I now sort of 'know' about 15 tunes, although I can find myself getting completely confused at times. I've decided to drop the Christmas ones, to pick them up again when I need them in December, and substitute some more folky tunes - including 'Buttered Peas' and 'Buffalo Gals'. I'll also be working to really learn the ones that I 'know', so that I won't have to think about them.
I've also started to try and get to grips with the 'grumpy end' - the bass. Oh, wow, that is hard! Trying to do different things with different fingers at each end - not easy. A little bit each session at the moment, and don't feel guilty when I trip over my fingers, or make horrendous noises. It will come.
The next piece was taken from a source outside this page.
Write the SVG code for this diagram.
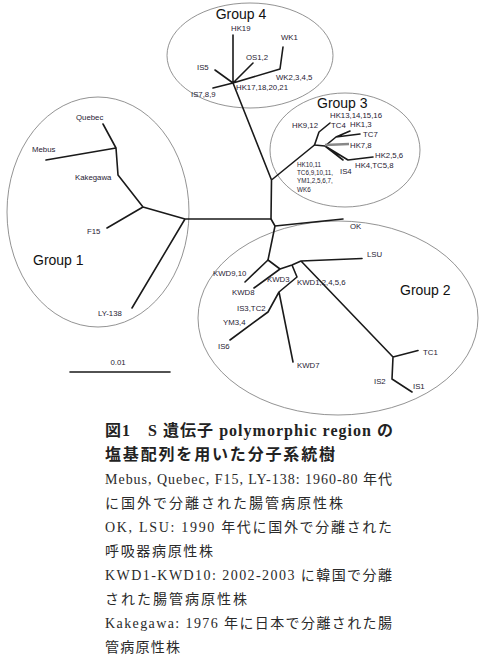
<svg xmlns="http://www.w3.org/2000/svg" width="485" height="657" viewBox="0 0 485 657">
<style>
.grp{fill:none;stroke:#777;stroke-width:0.8}
.br{fill:none;stroke:#1a1a1a;stroke-width:1.6;stroke-linejoin:round;stroke-linecap:round}
.lb{font-family:"Liberation Sans",Arial,sans-serif;font-size:7.8px;fill:#1f2233}
.sm{font-size:6.3px}
.gl{font-family:"Liberation Sans",Arial,sans-serif;font-size:14px;fill:#111}
.ti{font-family:"Liberation Serif","Noto Sans CJK JP",serif;font-size:16px;font-weight:bold;fill:#222}
.tb{font-family:"Liberation Serif","Noto Sans CJK JP",serif;font-size:14px;fill:#2a2a2a}
</style>
<rect width="485" height="657" fill="#fff"/>
<g id="group4">
<ellipse class="grp" cx="250" cy="55.5" rx="83" ry="52.5"/>
<text class="gl" x="241" y="19" text-anchor="middle">Group 4</text>
</g>
<g id="group3">
<ellipse class="grp" cx="345" cy="150" rx="75" ry="57"/>
<text class="gl" x="317" y="108">Group 3</text>
</g>
<g id="group1">
<ellipse class="grp" cx="98" cy="212" rx="91" ry="115"/>
<text class="gl" x="33" y="265">Group 1</text>
</g>
<g id="group2">
<ellipse class="grp" cx="338" cy="318" rx="140" ry="97"/>
<text class="gl" x="400" y="295">Group 2</text>
</g>
<g id="connectors">
<path class="br" d="M233,83 L233,35 M233,83 L215,70 M233,83 L253,63 M233,83 L280,69 L283,47 M233,83 L213,88"/>
<path class="br" d="M233,83 L271.5,180 L314.5,145 M271.5,180 L271,219 L275,226 L343,219 M275,226 L268,260"/>
<path class="br" d="M271,219 L185,219 L143,207 L107,228 M185,219 L132,308 M143,207 L118,175 L116,148 L46,160 M116,148 L103,124"/>
<path class="br" d="M314.5,145 L319,132 L330,123 M314.5,145 L325,146 L336,137 L360,134 M336,137 L350,131 M325,146 L343,160 M325,146 L348,160 L373,157"/>
<path d="M325,145 L349,144" fill="none" stroke="#888" stroke-width="2.6"/>
<path class="br" d="M268,260 L245,282 M268,260 L280,269 L254,288 M280,269 L292,265 L301,261 L362,258.5 M301,261 L393,357 L418,350.5 M393,357 L392,379 L412,392 M292,265 L297,277 L279,292 L293,362 M279,292 L268,312 L230,340"/>
<path class="br" d="M70,372 L170,372"/>
</g>
<g id="labels4">
<text class="lb" x="231" y="31">HK19</text>
<text class="lb" x="197" y="70">IS5</text>
<text class="lb" x="246" y="60">OS1,2</text>
<text class="lb" x="281" y="40">WK1</text>
<text class="lb" x="276" y="80">WK2,3,4,5</text>
<text class="lb" x="191" y="97">IS7,8,9</text>
<text class="lb" x="236" y="90">HK17,18,20,21</text>
</g>
<g id="labels3">
<text class="lb" x="292" y="128">HK9,12</text>
<text class="lb" x="330" y="118">HK13,14,15,16</text>
<text class="lb" x="331" y="128">TC4</text>
<text class="lb" x="350" y="127">HK1,3</text>
<text class="lb" x="363" y="137">TC7</text>
<text class="lb" x="350" y="148">HK7,8</text>
<text class="lb" x="375" y="158">HK2,5,6</text>
<text class="lb" x="355" y="168">HK4,TC5,8</text>
<text class="lb" x="340" y="174">IS4</text>
<text class="lb sm" x="297" y="167">HK10,11</text>
<text class="lb sm" x="297" y="175">TC6,9,10,11,</text>
<text class="lb sm" x="297" y="183">YM1,2,5,6,7,</text>
<text class="lb sm" x="297" y="192">WK6</text>
</g>
<g id="labels1">
<text class="lb" x="76" y="120">Quebec</text>
<text class="lb" x="32" y="152">Mebus</text>
<text class="lb" x="75" y="180">Kakegawa</text>
<text class="lb" x="87" y="234">F15</text>
<text class="lb" x="98" y="316">LY-138</text>
</g>
<g id="labels2">
<text class="lb" x="350" y="229">OK</text>
<text class="lb" x="367" y="257">LSU</text>
<text class="lb" x="213" y="276">KWD9,10</text>
<text class="lb" x="267" y="282">KWD3</text>
<text class="lb" x="232" y="295">KWD8</text>
<text class="lb" x="297" y="285">KWD1,2,4,5,6</text>
<text class="lb" x="237" y="311">IS3,TC2</text>
<text class="lb" x="223" y="325">YM3,4</text>
<text class="lb" x="218" y="349">IS6</text>
<text class="lb" x="297" y="368">KWD7</text>
<text class="lb" x="423" y="355">TC1</text>
<text class="lb" x="374" y="384">IS2</text>
<text class="lb" x="413" y="389">IS1</text>
</g>
<g id="scale">
<text class="lb" x="118" y="365" text-anchor="middle">0.01</text>
</g>
<g id="caption">
<text class="ti" x="105" y="436" textLength="288" lengthAdjust="spacing">図1　S 遺伝子 polymorphic region の</text>
<text class="ti" x="105" y="460" textLength="230" lengthAdjust="spacing">塩基配列を用いた分子系統樹</text>
<text class="tb" x="105" y="484" textLength="287" lengthAdjust="spacing">Mebus, Quebec, F15, LY-138: 1960-80 年代</text>
<text class="tb" x="105" y="508" textLength="238" lengthAdjust="spacing">に国外で分離された腸管病原性株</text>
<text class="tb" x="105" y="532" textLength="287" lengthAdjust="spacing">OK, LSU: 1990 年代に国外で分離された</text>
<text class="tb" x="105" y="556" textLength="108" lengthAdjust="spacing">呼吸器病原性株</text>
<text class="tb" x="105" y="580" textLength="287" lengthAdjust="spacing">KWD1-KWD10: 2002-2003 に韓国で分離</text>
<text class="tb" x="105" y="604" textLength="142" lengthAdjust="spacing">された腸管病原性株</text>
<text class="tb" x="105" y="628" textLength="287" lengthAdjust="spacing">Kakegawa: 1976 年に日本で分離された腸</text>
<text class="tb" x="105" y="652" textLength="75" lengthAdjust="spacing">管病原性株</text>
</g>
</svg>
I sometimes feel that almost everyone playing the melodeon plays just folk tunes, or ones that have been specifically written for the melodeon. I do wonder about the 'melodeon etiquette' of playing pop tunes, etc. There are examples where accordions are used in modern popular music, although they are rare - Jona Lewie played accordion in 'Seaside Shuffle' and there are Finnish Metal Bands with accordion players. I love Ed Rennie's version of 'Flowers in the Rain', but these examples seem very rare to me. (ADDED: my son has just reminded me of this version of Mamma Mia - not sure what I think of that!)
Don't get me wrong. I want to play folk tunes. However, I do wonder if there is a reason why there seems to be so little cross over with pop/rock? Is it that many of the tunes can't be played on the diatonic keyboards? I'd be interested to know, as there is so much modern 'folk', which perhaps could be played (and is often very available in guitar books). As an example, I've been playing 'Fields of Gold', which appears in a simple guitar book that we've bought now that my husband and son are having another go at learning the guitar that we bought 30 years ago. It seems to me to have many similarities to more traditional folk songs - or perhaps in my ignorance, it doesn't.